Given data:
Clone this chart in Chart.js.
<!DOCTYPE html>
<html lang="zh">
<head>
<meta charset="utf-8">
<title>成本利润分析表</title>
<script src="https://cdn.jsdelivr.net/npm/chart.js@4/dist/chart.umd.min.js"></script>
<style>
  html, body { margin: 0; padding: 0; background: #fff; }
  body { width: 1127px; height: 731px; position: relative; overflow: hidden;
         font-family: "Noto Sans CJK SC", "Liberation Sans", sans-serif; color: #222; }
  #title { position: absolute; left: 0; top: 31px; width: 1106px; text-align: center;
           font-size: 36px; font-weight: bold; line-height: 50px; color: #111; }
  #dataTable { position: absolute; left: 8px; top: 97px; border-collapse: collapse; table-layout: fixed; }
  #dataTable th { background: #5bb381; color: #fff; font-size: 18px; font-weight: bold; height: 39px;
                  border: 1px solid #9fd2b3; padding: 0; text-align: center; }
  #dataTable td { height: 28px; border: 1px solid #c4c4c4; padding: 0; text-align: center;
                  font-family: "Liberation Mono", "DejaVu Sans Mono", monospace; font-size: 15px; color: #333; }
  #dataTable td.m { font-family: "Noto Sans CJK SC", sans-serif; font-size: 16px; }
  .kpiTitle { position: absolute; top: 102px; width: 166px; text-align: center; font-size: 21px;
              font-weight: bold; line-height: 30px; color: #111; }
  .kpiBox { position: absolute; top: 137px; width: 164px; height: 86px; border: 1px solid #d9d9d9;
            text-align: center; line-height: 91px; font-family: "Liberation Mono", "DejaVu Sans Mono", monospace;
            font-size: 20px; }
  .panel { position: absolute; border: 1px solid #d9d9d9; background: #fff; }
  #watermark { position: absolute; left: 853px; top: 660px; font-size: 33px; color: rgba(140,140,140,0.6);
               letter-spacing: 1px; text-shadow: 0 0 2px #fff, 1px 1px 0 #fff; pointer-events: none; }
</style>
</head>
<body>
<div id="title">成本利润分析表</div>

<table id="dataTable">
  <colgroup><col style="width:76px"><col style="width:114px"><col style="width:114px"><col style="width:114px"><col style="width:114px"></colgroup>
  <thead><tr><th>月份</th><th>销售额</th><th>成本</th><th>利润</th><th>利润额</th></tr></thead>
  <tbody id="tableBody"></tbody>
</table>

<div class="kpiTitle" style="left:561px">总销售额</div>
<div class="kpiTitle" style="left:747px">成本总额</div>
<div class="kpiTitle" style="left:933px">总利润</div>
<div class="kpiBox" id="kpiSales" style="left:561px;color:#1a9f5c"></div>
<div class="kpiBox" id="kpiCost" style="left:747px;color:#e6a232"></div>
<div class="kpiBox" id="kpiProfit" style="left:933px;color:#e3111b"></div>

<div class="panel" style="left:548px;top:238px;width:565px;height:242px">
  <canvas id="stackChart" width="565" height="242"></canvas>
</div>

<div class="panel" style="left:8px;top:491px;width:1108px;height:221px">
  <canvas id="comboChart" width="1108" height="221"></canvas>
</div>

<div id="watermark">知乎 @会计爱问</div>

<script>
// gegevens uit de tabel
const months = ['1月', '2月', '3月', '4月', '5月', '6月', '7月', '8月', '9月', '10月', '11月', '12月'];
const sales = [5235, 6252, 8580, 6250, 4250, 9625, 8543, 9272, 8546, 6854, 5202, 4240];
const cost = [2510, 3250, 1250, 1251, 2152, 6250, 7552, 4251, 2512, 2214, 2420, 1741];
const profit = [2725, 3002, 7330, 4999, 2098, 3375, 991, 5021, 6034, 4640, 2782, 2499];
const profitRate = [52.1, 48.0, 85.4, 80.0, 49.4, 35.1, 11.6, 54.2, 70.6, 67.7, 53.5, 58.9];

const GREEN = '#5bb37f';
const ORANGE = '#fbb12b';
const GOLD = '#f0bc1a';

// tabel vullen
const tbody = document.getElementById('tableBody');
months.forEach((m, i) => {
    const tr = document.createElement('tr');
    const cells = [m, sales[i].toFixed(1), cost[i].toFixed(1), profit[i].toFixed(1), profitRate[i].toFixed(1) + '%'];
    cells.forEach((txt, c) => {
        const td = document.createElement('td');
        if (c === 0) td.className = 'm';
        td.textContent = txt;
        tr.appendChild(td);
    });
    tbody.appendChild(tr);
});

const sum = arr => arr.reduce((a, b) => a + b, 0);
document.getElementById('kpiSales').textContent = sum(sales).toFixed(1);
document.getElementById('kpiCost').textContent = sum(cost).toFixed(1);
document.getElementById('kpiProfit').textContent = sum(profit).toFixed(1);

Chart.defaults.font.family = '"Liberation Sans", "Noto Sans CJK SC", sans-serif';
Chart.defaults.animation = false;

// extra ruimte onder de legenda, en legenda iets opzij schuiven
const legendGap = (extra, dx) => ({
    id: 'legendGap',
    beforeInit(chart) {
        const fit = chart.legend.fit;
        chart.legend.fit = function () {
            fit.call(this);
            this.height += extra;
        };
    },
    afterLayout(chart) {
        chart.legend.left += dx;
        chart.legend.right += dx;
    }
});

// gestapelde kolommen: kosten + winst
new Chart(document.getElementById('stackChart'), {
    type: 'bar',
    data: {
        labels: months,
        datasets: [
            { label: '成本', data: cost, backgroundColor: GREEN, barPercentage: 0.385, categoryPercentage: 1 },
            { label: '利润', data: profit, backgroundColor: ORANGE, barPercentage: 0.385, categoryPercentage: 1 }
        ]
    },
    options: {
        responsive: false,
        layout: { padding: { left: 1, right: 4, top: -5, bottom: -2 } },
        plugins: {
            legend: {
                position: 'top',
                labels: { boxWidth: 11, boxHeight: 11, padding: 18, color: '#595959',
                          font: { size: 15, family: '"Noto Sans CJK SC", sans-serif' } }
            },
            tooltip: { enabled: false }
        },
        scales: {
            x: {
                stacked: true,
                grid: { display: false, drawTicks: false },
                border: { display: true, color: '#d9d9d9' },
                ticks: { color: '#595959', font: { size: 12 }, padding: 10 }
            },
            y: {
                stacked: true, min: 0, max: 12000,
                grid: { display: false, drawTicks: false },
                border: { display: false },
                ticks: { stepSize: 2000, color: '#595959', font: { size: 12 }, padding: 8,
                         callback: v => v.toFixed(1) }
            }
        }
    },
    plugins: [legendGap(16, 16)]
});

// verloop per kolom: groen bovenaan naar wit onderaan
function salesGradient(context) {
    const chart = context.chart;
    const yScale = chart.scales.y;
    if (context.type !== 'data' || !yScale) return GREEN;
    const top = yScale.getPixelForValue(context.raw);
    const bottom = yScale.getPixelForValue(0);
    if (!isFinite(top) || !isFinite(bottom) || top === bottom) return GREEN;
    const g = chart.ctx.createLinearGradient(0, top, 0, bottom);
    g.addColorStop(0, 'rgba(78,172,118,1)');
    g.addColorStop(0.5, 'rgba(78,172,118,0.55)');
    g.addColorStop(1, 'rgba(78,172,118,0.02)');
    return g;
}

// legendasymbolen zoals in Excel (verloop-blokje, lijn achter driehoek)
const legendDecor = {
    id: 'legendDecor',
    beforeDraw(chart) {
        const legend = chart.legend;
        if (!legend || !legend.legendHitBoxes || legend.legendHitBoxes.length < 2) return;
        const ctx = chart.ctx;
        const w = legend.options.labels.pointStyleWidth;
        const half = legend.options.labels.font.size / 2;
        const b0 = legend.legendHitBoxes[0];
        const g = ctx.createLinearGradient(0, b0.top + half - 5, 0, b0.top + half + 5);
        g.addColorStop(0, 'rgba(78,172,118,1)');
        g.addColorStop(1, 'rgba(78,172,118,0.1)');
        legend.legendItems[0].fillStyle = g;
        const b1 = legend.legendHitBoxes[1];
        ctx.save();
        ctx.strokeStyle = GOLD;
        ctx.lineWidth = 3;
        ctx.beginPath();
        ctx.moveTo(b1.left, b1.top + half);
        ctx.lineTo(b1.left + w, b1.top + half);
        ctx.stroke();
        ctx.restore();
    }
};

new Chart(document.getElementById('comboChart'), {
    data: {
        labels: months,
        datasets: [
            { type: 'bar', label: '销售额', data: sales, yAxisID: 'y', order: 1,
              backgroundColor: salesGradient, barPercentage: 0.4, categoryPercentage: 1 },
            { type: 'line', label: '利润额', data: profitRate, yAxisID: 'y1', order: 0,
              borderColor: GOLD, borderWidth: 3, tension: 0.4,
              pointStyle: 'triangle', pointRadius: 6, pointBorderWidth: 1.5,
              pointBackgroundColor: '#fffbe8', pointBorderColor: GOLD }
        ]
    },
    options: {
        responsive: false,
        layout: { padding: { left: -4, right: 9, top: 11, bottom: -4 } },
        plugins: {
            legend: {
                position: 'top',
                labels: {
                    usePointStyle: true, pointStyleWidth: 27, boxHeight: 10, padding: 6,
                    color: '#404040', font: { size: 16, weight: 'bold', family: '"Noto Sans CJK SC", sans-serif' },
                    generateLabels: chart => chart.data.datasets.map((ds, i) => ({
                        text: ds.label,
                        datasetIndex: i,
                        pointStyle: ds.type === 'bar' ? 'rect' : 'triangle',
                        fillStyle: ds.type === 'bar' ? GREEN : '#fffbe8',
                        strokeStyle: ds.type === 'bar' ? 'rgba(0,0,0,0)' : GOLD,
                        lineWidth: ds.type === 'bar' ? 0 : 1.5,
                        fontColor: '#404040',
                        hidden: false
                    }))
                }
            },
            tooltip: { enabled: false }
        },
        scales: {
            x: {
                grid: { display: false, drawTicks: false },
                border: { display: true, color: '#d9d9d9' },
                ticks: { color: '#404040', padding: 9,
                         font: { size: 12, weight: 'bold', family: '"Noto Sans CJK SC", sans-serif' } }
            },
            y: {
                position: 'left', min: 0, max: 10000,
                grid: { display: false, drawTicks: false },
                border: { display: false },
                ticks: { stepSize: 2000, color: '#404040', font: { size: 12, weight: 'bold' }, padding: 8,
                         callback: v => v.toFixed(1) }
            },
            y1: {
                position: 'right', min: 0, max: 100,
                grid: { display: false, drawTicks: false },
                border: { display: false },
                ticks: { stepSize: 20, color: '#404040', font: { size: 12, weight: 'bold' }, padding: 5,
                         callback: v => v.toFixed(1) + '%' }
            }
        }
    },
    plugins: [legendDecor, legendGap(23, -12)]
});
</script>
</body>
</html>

* * *

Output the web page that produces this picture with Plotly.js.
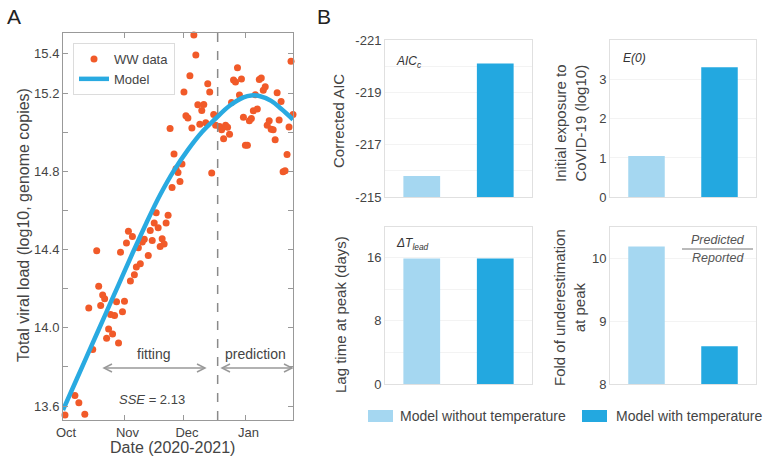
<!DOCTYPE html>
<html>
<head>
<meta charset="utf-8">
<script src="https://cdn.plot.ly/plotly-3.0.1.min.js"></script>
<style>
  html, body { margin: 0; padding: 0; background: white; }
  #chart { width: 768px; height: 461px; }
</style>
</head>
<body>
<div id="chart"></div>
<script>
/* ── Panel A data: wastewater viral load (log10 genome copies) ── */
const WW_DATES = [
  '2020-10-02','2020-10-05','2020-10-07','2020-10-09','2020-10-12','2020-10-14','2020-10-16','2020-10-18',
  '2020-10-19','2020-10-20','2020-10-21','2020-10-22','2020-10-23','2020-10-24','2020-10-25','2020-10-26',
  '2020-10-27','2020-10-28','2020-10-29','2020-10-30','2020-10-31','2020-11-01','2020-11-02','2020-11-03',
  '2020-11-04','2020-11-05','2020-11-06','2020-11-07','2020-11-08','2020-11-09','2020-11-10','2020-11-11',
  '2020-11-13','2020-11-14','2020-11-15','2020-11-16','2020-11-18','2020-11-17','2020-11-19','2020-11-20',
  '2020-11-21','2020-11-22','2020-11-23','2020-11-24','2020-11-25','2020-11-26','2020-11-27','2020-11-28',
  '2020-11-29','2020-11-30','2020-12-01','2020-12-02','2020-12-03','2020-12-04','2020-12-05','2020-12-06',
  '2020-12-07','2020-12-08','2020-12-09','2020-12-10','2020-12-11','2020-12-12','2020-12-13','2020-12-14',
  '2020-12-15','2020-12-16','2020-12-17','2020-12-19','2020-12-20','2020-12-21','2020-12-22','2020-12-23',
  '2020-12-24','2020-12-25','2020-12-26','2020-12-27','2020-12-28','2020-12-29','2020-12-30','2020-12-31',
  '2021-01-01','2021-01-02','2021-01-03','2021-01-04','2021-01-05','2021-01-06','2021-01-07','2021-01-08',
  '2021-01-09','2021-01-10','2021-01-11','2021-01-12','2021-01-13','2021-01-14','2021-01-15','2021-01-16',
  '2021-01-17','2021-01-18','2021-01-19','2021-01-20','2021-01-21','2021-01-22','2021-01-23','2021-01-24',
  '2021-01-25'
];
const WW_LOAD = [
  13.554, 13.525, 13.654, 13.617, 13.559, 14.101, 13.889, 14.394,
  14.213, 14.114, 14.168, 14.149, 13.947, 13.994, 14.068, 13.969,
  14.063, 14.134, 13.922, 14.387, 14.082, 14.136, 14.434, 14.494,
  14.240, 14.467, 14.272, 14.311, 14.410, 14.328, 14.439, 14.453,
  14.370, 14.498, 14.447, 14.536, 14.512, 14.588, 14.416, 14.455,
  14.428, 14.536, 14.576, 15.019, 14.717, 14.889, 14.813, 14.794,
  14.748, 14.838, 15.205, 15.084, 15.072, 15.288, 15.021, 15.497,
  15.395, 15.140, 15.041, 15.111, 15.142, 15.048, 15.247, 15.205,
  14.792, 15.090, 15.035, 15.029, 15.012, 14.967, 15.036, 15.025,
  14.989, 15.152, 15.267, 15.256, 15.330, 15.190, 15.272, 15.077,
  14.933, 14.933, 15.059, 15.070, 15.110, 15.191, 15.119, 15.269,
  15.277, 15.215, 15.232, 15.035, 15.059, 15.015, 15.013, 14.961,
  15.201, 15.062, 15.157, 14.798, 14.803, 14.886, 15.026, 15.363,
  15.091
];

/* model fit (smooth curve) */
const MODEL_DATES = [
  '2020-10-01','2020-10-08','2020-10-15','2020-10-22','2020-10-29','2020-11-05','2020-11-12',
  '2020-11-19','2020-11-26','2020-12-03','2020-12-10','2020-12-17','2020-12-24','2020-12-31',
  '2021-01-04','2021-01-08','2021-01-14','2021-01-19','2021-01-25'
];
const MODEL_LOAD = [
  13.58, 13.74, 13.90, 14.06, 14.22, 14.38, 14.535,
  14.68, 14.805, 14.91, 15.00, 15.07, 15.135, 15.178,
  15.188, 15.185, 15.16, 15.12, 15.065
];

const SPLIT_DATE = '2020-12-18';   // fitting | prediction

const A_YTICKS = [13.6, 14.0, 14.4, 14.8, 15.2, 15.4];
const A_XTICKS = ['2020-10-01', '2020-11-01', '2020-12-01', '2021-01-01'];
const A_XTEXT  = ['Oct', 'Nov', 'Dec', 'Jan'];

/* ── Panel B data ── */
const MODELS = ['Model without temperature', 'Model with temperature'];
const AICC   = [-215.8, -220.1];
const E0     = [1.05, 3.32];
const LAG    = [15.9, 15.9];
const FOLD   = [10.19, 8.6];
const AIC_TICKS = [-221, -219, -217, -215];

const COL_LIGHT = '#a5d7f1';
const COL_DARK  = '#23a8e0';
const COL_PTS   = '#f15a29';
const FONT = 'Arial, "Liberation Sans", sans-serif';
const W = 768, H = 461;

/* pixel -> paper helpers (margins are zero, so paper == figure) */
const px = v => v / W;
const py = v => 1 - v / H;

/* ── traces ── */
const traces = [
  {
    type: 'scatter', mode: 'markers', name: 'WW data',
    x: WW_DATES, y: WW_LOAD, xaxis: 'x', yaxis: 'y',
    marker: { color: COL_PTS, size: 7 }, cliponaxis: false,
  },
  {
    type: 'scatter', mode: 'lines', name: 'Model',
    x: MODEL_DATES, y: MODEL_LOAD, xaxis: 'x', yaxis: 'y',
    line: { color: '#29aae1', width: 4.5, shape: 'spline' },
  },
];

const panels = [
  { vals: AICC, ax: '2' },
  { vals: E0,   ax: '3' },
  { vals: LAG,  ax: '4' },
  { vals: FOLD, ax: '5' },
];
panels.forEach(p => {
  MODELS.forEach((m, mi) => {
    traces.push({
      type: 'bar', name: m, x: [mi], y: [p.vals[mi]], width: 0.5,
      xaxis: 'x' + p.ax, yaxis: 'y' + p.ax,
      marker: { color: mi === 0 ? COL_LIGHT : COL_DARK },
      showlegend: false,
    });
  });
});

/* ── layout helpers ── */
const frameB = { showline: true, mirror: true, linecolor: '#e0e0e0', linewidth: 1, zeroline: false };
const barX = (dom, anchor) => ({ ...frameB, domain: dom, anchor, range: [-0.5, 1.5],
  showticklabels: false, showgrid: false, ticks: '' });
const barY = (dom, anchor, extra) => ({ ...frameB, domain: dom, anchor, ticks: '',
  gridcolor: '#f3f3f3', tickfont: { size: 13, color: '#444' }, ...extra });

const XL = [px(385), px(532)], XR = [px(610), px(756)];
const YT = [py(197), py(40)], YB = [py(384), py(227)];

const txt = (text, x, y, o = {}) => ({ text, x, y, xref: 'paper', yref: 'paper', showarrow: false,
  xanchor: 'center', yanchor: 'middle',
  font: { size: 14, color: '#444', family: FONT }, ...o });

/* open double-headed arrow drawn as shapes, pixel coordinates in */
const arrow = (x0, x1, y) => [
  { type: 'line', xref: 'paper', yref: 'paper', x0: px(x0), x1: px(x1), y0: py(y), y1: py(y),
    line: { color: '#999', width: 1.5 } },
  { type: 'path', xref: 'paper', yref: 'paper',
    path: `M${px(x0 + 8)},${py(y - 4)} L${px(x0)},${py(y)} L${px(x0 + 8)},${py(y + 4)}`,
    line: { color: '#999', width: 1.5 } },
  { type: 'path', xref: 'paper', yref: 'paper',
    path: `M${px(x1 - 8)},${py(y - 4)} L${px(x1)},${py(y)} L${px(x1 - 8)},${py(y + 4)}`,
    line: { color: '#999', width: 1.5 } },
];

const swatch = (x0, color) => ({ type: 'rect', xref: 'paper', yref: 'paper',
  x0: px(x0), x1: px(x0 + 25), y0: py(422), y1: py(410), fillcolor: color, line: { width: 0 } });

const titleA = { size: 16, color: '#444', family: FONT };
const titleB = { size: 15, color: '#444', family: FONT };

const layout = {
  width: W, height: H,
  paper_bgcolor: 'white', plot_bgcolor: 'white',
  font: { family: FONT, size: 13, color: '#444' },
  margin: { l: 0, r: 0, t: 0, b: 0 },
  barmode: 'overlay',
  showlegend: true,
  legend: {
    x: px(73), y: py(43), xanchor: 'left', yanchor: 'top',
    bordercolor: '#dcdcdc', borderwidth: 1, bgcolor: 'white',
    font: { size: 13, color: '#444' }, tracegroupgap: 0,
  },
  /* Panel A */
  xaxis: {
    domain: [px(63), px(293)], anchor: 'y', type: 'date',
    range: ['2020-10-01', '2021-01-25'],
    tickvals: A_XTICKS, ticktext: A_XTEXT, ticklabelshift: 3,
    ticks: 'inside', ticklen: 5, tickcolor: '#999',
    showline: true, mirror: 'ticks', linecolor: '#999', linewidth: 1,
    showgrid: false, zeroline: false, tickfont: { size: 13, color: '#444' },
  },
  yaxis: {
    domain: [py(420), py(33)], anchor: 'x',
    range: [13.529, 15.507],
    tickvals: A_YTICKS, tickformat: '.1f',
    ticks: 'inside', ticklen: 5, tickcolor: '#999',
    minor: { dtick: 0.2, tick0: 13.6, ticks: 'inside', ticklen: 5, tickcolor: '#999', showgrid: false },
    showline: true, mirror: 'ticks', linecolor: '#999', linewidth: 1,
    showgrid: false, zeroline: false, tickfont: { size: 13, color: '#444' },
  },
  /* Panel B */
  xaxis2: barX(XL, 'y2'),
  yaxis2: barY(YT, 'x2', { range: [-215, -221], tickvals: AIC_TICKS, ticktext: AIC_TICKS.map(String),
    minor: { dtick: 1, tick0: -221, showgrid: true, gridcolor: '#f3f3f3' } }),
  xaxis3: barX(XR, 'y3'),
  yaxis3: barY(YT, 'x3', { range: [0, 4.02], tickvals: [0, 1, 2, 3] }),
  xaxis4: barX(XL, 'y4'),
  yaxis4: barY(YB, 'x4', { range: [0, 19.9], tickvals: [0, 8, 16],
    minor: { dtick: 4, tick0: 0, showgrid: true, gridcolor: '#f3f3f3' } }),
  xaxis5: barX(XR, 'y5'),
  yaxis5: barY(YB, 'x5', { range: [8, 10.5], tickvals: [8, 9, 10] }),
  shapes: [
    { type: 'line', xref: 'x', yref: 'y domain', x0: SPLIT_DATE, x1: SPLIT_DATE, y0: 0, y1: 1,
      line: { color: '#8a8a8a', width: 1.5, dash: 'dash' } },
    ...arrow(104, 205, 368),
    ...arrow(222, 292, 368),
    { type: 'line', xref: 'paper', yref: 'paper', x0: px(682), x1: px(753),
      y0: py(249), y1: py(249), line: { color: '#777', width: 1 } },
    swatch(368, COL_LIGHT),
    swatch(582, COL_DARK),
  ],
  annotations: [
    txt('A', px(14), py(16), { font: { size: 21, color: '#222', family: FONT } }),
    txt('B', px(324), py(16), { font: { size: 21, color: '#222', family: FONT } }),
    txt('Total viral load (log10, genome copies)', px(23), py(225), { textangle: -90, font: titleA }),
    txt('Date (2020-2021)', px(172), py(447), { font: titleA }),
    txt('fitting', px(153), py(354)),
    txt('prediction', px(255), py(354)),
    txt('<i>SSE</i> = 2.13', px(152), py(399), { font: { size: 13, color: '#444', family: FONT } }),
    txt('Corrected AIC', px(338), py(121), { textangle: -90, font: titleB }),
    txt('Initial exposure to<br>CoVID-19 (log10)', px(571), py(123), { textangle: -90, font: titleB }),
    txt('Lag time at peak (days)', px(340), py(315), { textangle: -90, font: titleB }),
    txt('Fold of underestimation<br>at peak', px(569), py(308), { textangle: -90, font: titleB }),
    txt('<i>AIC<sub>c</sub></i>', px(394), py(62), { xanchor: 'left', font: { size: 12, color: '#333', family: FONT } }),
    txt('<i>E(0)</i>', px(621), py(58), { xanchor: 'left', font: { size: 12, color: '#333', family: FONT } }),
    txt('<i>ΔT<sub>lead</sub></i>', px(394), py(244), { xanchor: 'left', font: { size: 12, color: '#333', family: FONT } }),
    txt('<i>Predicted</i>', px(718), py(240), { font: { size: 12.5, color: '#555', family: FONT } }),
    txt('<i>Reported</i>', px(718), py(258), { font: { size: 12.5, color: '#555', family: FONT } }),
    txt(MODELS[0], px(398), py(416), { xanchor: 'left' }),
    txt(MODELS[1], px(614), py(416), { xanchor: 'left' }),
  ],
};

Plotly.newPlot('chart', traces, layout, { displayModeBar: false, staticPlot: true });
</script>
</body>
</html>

Description of the task: Identify the lines of the entries containing the string "with". Copy each such line.

Written response:
Output the web page that produces this picture with Plotly.js.
const MODELS = ['Model without temperature', 'Model with temperature'];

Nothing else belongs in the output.